Pada 24 Juli 1903, setelah Kartini menerima lamaran Raden Adipati Djojo Adiningrat, datang surat dari Surat Keputusan Gubernur Jenderal yang memberikan izin kepada Kartini dan Roekmini untuk melanjutkan pendidikan ke Batavia.
Mereka mendapatkan bantuan biaya dari pemerintah masing-masing sebesar f. 200,- (dua ratus gulden) sebulan selama dua tahun. Keputusan pemerintah tersebut menjadi tidak berarti karena Kartini sudah memutuskan untuk menikah, sementara Roekmini tidak mungkin pergi sendiri belajar di Batavia.
Pernikahan Kartini yang semula direncanakan pada 12 November 1903, atas permintaan Bupati Rembang dimajukan menjadi 8 November 1903. Pernikahan dilaksanakan di Jepara dengan cara yang sederhana dihadiri oleh saudara-saudara dekat kedua mempelai.
Pernikahan ini tidak disertai dengan upacara mencium kaki mempelai laki-laki oleh mempelai perempuan sesuai dengan permintaan Kartini. Mempelai laki-laki mengenakan pakaian dinas, sementara Kartini memakai pakaian seperti keseharian biasa.
Setahun setelah menikah, Kartini hamil dan melahirkan. Sayangnya beberapa hari setelah melahirkan, Kartini meninggal dunia pada 17 September 1903 di usia 25 tahun.

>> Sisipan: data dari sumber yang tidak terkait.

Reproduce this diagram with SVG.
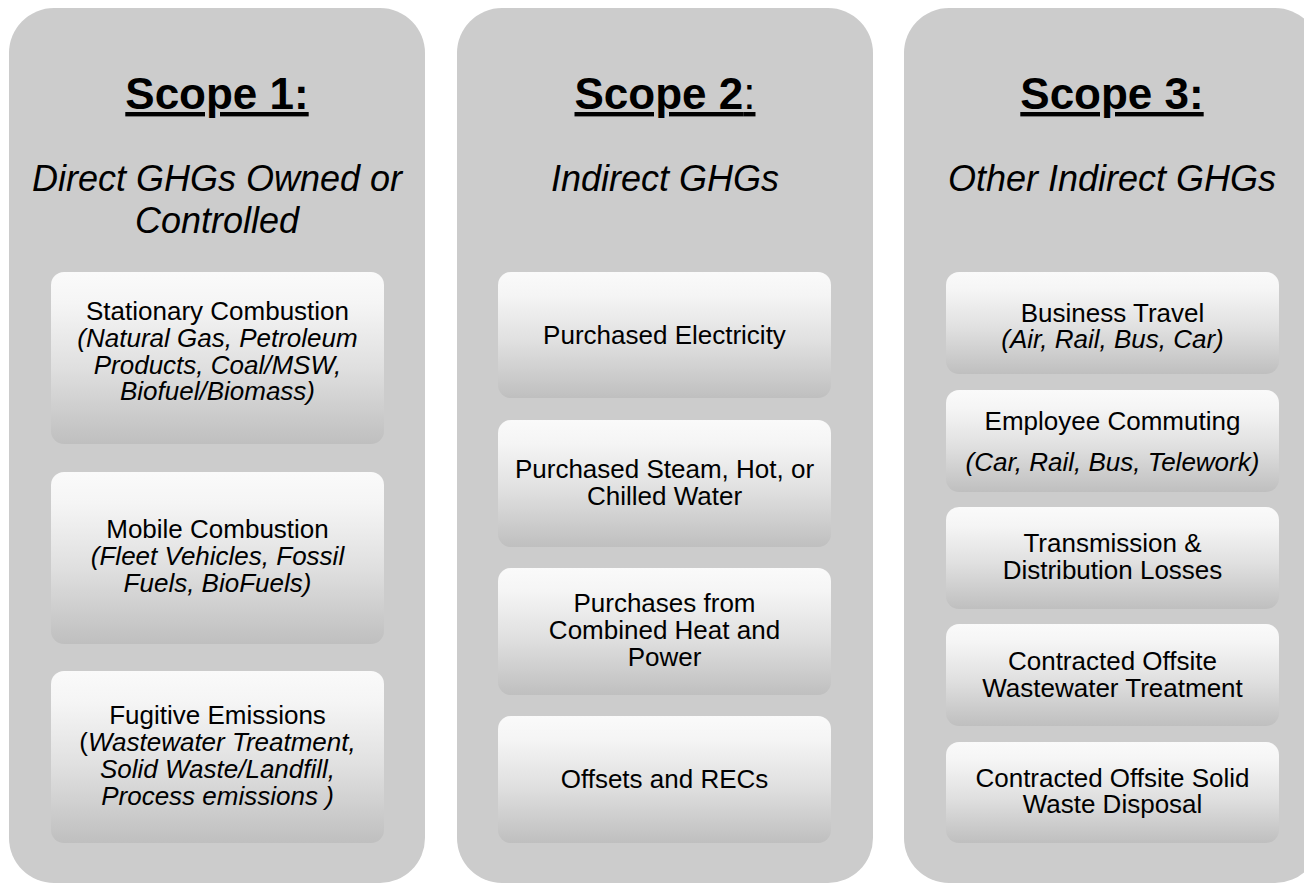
<svg xmlns="http://www.w3.org/2000/svg" width="1304" height="885" viewBox="0 0 1304 885">
<defs>
<linearGradient id="boxg" x1="0" y1="0" x2="0" y2="1">
<stop offset="0" stop-color="#fafafa"/>
<stop offset="0.18" stop-color="#f5f5f5"/>
<stop offset="0.55" stop-color="#e0e0e0"/>
<stop offset="1" stop-color="#bfbfbf"/>
</linearGradient>
</defs>
<style>
.panel{fill:#cccccc}
.box{fill:url(#boxg)}
text{font-family:"Liberation Sans",Arial,sans-serif;fill:#000;text-anchor:middle}
.title{font-size:44px;font-weight:bold;text-decoration:underline}
.sub{font-size:36px;font-style:italic}
.t{font-size:26px}
.i{font-style:italic}
.r{font-weight:normal}
</style>
<rect width="1304" height="885" fill="#ffffff"/>
<g id="connectors"></g>
<g id="scope1">
<rect class="panel" x="9" y="8" width="416" height="875" rx="45"/>
<text class="title" x="217" y="109">Scope 1:</text>
<text class="sub" x="217" y="191">Direct GHGs Owned or</text>
<text class="sub" x="217" y="233">Controlled</text>
</g>
<g id="s1-stationary">
<rect class="box" x="51" y="272" width="333" height="172" rx="13"/>
<text class="t" x="217.5" y="320">Stationary Combustion</text>
<text class="t i" x="217.5" y="347">(Natural Gas, Petroleum</text>
<text class="t i" x="217.5" y="373.5">Products, Coal/MSW,</text>
<text class="t i" x="217.5" y="400">Biofuel/Biomass)</text>
</g>
<g id="s1-mobile">
<rect class="box" x="51" y="472" width="333" height="172" rx="13"/>
<text class="t" x="217.5" y="538">Mobile Combustion</text>
<text class="t i" x="217.5" y="565">(Fleet Vehicles, Fossil</text>
<text class="t i" x="217.5" y="592">Fuels, BioFuels)</text>
</g>
<g id="s1-fugitive">
<rect class="box" x="51" y="671" width="333" height="172" rx="13"/>
<text class="t" x="217.5" y="724">Fugitive Emissions</text>
<text class="t" x="217.5" y="751">(<tspan class="i">Wastewater Treatment,</tspan></text>
<text class="t i" x="217.5" y="778">Solid Waste/Landfill,</text>
<text class="t i" x="217.5" y="805">Process emissions )</text>
</g>
<g id="scope2">
<rect class="panel" x="457" y="8" width="416" height="875" rx="45"/>
<text class="title" x="665" y="109">Scope 2<tspan class="r">:</tspan></text>
<text class="sub" x="665" y="191">Indirect GHGs</text>
</g>
<g id="s2-electricity">
<rect class="box" x="498" y="272" width="333" height="126" rx="13"/>
<text class="t" x="664.5" y="344">Purchased Electricity</text>
</g>
<g id="s2-steam">
<rect class="box" x="498" y="420" width="333" height="127" rx="13"/>
<text class="t" x="664.5" y="478">Purchased Steam, Hot, or</text>
<text class="t" x="664.5" y="505">Chilled Water</text>
</g>
<g id="s2-chp">
<rect class="box" x="498" y="568" width="333" height="127" rx="13"/>
<text class="t" x="664.5" y="612">Purchases from</text>
<text class="t" x="664.5" y="639">Combined Heat and</text>
<text class="t" x="664.5" y="666">Power</text>
</g>
<g id="s2-offsets">
<rect class="box" x="498" y="716" width="333" height="127" rx="13"/>
<text class="t" x="664.5" y="788">Offsets and RECs</text>
</g>
<g id="scope3">
<rect class="panel" x="904" y="8" width="416" height="875" rx="45"/>
<text class="title" x="1112" y="109">Scope 3:</text>
<text class="sub" x="1112" y="191">Other Indirect GHGs</text>
</g>
<g id="s3-travel">
<rect class="box" x="946" y="272" width="333" height="102" rx="13"/>
<text class="t" x="1112.5" y="322">Business Travel</text>
<text class="t i" x="1112.5" y="348">(Air, Rail, Bus, Car)</text>
</g>
<g id="s3-commuting">
<rect class="box" x="946" y="390" width="333" height="102" rx="13"/>
<text class="t" x="1112.5" y="430">Employee Commuting</text>
<text class="t i" x="1112.5" y="471">(Car, Rail, Bus, Telework)</text>
</g>
<g id="s3-td">
<rect class="box" x="946" y="507" width="333" height="102" rx="13"/>
<text class="t" x="1112.5" y="552">Transmission &amp;</text>
<text class="t" x="1112.5" y="579">Distribution Losses</text>
</g>
<g id="s3-wastewater">
<rect class="box" x="946" y="624" width="333" height="102" rx="13"/>
<text class="t" x="1112.5" y="670">Contracted Offsite</text>
<text class="t" x="1112.5" y="697">Wastewater Treatment</text>
</g>
<g id="s3-solidwaste">
<rect class="box" x="946" y="742" width="333" height="101" rx="13"/>
<text class="t" x="1112.5" y="787">Contracted Offsite Solid</text>
<text class="t" x="1112.5" y="813">Waste Disposal</text>
</g>
</svg>
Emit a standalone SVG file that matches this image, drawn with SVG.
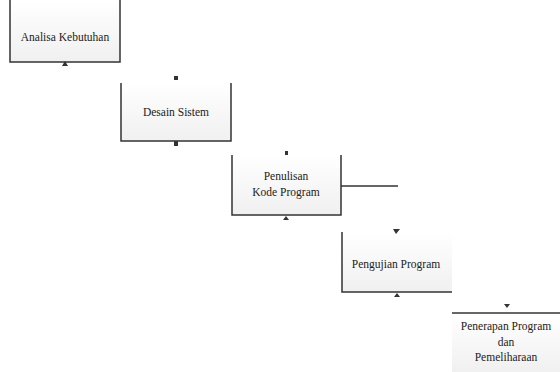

Kematian R.A. Kartini sangat mengguncang pikiran suaminya, R.M. Djojo Adiningrat. Kepada Nyonya Abendanon dia menulis sebuah surat yang menceritakan kematian isterinya:
“Dengan halus dan tenang ia menghembuskan nafasnya yang terakhir dalam pelukan saya. Lima menit sebelum hilangnya (meninggal), pikirannya masih utuh, dan sampai saat terakhir ia tetap sadar. Dalam segala gagasan dan usahanya, ia adalah Lambang Cinta, dan pandangannya dalam hidup demikian luasnya. Jenazahnya saya tanam keesokan harinya di halaman pesanggrahan kami di Bulu, 13 pal dari kota."
Begitulahsejarah singkat RA Kartini, mulai dari dipingit, gagal sekolah ke Belanda hingga menikah di usia muda.